The risk of a recession has risen, but we don't have a recession as our 1-year base case. Since May, we've increased the probability of a recession from 40% to 45%. Our base remains that we'll have a mid-cycle slowdown, but not quite to recessionary levels. Unfortunately, neither a recession nor a mid-cycle slowdown are easy periods for investors.
- Bear case (45%): Recession
- Base case (50%): Mid-cycle slowdown
- Bull case (5%): Re-acceleration
However, if we're wrong and a recession does occur, there's a silver lining: consumers and corporations are both strong. We believe a recession would be cyclical in nature—likely a shallower and shorter duration drawdown.
Timing markets can prove costly
As we often say, being a successful investor isn't about timing markets—it's about time in the market. From 1995 to April 2022, if investors missed the best 5 days in markets, their portfolio decreased by more than 20%. Additionally, almost half of the S&P 500 Index's strongest days occurred during a bear market—when no one would want to be invested. Another 28% of the market's best days took place in the first 2 months of a bull market—before it was clear that a bull market had even begun.
Bottom line for markets
- Wall Street consensus S&P 500 12-month forward price target is 5,022.29, or 37% return from close on June 16 close of 3,666.77.

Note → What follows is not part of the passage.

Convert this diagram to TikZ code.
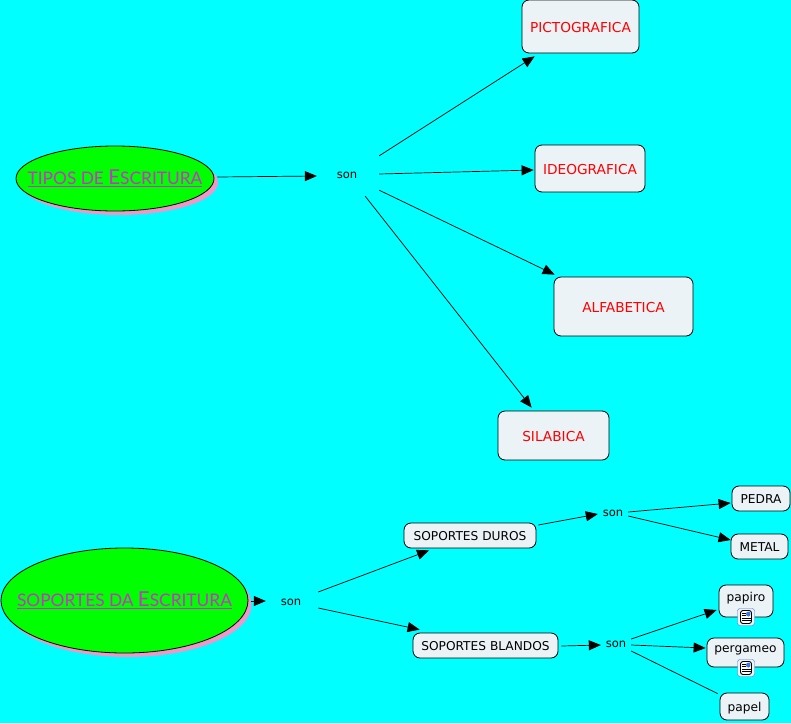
\documentclass[tikz,border=0pt]{standalone}
\usepackage{fontspec}
\setmainfont{DejaVu Sans}
\newfontfamily\titlefont{Lato}
\usetikzlibrary{shapes.geometric,arrows.meta,positioning}
\definecolor{bgcyan}{RGB}{0,255,255}
\definecolor{boxfill}{RGB}{236,243,247}
\definecolor{titlegreen}{RGB}{0,255,0}
\definecolor{titlepink}{RGB}{240,150,200}
\definecolor{titletext}{RGB}{200,50,200}
\definecolor{linkblue}{RGB}{60,120,220}
\newcommand{\titleE}{{\fontsize{20.5}{20}\selectfont E}}
\tikzset{
  bigbox/.style={rectangle, rounded corners=7pt, draw=black, line width=0.8pt, fill=boxfill, text=red, font=\fontsize{13.7}{15}\selectfont, text height=12pt, text depth=0pt, inner sep=0pt},
  smallbox/.style={rectangle, rounded corners=7pt, draw=black, line width=0.8pt, fill=boxfill, font=\fontsize{12.2}{14}\selectfont, text height=10.2pt, text depth=0pt, inner sep=0pt},
  linker/.style={rectangle, font=\fontsize{11.5}{13}\selectfont, inner sep=0pt},
  title/.style={ellipse, draw=black, line width=0.8pt, fill=titlegreen, inner sep=0pt},
  titlelabel/.style={text=titletext, font=\titlefont\fontsize{17.3}{18}\selectfont, inner sep=0pt},
  shadowpink/.style={ellipse, fill=titlepink, inner sep=0pt},
  doclink/.style={rectangle, rounded corners=2.5pt, draw=linkblue, fill=boxfill, minimum size=17pt, inner sep=0pt,
    path picture={
      \fill[white] ([xshift=3pt,yshift=-2pt]path picture bounding box.north west) rectangle ([xshift=-3pt,yshift=2pt]path picture bounding box.south east);
      \draw[black, line width=0.9pt] ([xshift=3pt,yshift=-2pt]path picture bounding box.north west) rectangle ([xshift=-3pt,yshift=2pt]path picture bounding box.south east);
      \fill[linkblue] ([xshift=-8.5pt,yshift=-3pt]path picture bounding box.north east) rectangle ([xshift=-4pt,yshift=-8pt]path picture bounding box.north east);
      \foreach \i/\e in {4.5/8,7/8,9.5/13,12/13} {\draw[black, line width=0.8pt] ([xshift=4pt,yshift=-\i pt]path picture bounding box.north west) -- ([xshift=\e pt,yshift=-\i pt]path picture bounding box.north west);}
    }},
  arrow/.style={-{Triangle[length=12pt,width=10pt]}, line width=0.7pt},
  plainline/.style={line width=0.7pt}
}
\begin{document}
\begin{tikzpicture}[x=1pt,y=-1pt]
	\useasboundingbox[fill=bgcyan] (0,0) rectangle (791,723);
	% upper map
	\node (tiposshadow) [shadowpink, minimum width=198pt, minimum height=65pt] at (119,182.5) {};
	\node (tipos) [title, minimum width=198pt, minimum height=65pt, label={[titlelabel]center:\underline{TIPOS DE \titleE SCRITURA}}] at (115,178.5) {};
	\node (son1) [linker, minimum width=64pt, minimum height=36pt] at (347,175) {son};
	\node (picto) [bigbox, minimum width=117pt, minimum height=53pt] at (580.5,26.5) {PICTOGRAFICA};
	\node (ideo) [bigbox, node distance=142pt, below of=picto, xshift=9.5, minimum width=110pt, minimum height=47pt] {IDEOGRAFICA};
	\node (alfa) [bigbox, node distance=138pt, below of=ideo, xshift=33.5, minimum width=139pt, minimum height=59pt] {ALFABETICA};
	\node (sila) [bigbox, node distance=129pt, below of=alfa, xshift=-70, minimum width=111pt, minimum height=49pt] {SILABICA};
	\draw [arrow] ([xshift=3,yshift=1.5]tipos.east) -- ([xshift=2,yshift=-1]son1.west);
	\draw [arrow] ([yshift=1]son1.north east) -- ([xshift=13,yshift=-3]picto.south west);
	\draw [arrow] ([yshift=1]son1.east) -- ([xshift=-1,yshift=-1.5]ideo.west);
	\draw [arrow] ([yshift=3]son1.south east) -- ([xshift=1,yshift=2]alfa.north west);
	\draw [arrow] ([xshift=-14,yshift=-3]son1.south east) -- ([xshift=34,yshift=3]sila.north west);
	% lower map
	\node (soposhadow) [shadowpink, minimum width=247pt, minimum height=105pt] at (128,604.5) {};
	\node (sopo) [title, minimum width=247pt, minimum height=105pt, label={[titlelabel]center:\underline{SOPORTES DA \titleE SCRITURA}}] at (124.5,600.5) {};
	\node (son2) [linker, minimum width=50pt, minimum height=18pt] at (291,602) {son};
	\node (duros) [smallbox, minimum width=132pt, minimum height=25pt] at (470,535.5) {SOPORTES DUROS};
	\node (blandos) [smallbox, node distance=110pt, below of=duros, xshift=15.5, minimum width=145pt, minimum height=25pt] {SOPORTES BLANDOS};
	\node (son3) [linker, minimum width=30pt, minimum height=14pt] at (613,513.5) {son};
	\node (son4) [linker, minimum width=30pt, minimum height=14pt] at (616,644) {son};
	\node (pedra) [smallbox, minimum width=58pt, minimum height=25pt] at (761,498.5) {PEDRA};
	\node (metal) [smallbox, node distance=48pt, below of=pedra, xshift=-1.5, minimum width=57pt, minimum height=25pt] {METAL};
	\node (papiro) [smallbox, minimum width=54pt, minimum height=32pt] at (746,601) {\raisebox{5pt}{papiro}};
	\node (pergameo) [smallbox, minimum width=77pt, minimum height=29pt] at (745.5,652.5) {\raisebox{5.5pt}{pergameo}};
	\node (papel) [smallbox, minimum width=49pt, minimum height=27pt] at (744.5,706.5) {papel};
	\node (icon1) [doclink] at (746,617) {};
	\node (icon2) [doclink] at (746,668) {};
	\draw [arrow] ([xshift=3,yshift=-0.5]sopo.east) -- ([yshift=1]son2.west);
	\draw [arrow] ([xshift=2,yshift=10]son2.east) -- ([xshift=-41,yshift=-2]duros.south);
	\draw [arrow] ([xshift=2,yshift=-6]son2.east) -- ([xshift=7,yshift=3]blandos.north west);
	\draw [arrow] ([xshift=2,yshift=10.5]duros.east) -- ([yshift=-0.5]son3.west);
	\draw [arrow] ([yshift=1.5]son3.east) -- ([xshift=-1,yshift=-4.5]pedra.west);
	\draw [arrow] ([yshift=-2.5]son3.east) -- ([yshift=6.5]metal.west);
	\draw [arrow] ([xshift=3,yshift=-0.5]blandos.east) -- ([yshift=-1]son4.west);
	\draw [arrow] ([yshift=5]son4.east) -- ([xshift=-2,yshift=-9]papiro.west);
	\draw [arrow] ([yshift=-1]son4.east) -- ([xshift=-1,yshift=4.5]pergameo.west);
	\draw [plainline] ([yshift=-7]son4.east) -- ([xshift=-2,yshift=-1]papel.north west);
\end{tikzpicture}
\end{document}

- Our revised 2022 S&P 500 price target is 4,350, equating to around 8.5% growth over 2021. This includes 8 to 10% earnings growth and 15 to 20% multiple contraction.
- We believe the S&P 500 can potentially reach 5,000 or higher (2024 EPS of $271 at around 18.5x) by the end of 2023 or early 2024 as inflationary pressures moderate and Fed interest rate hiking cycle slows.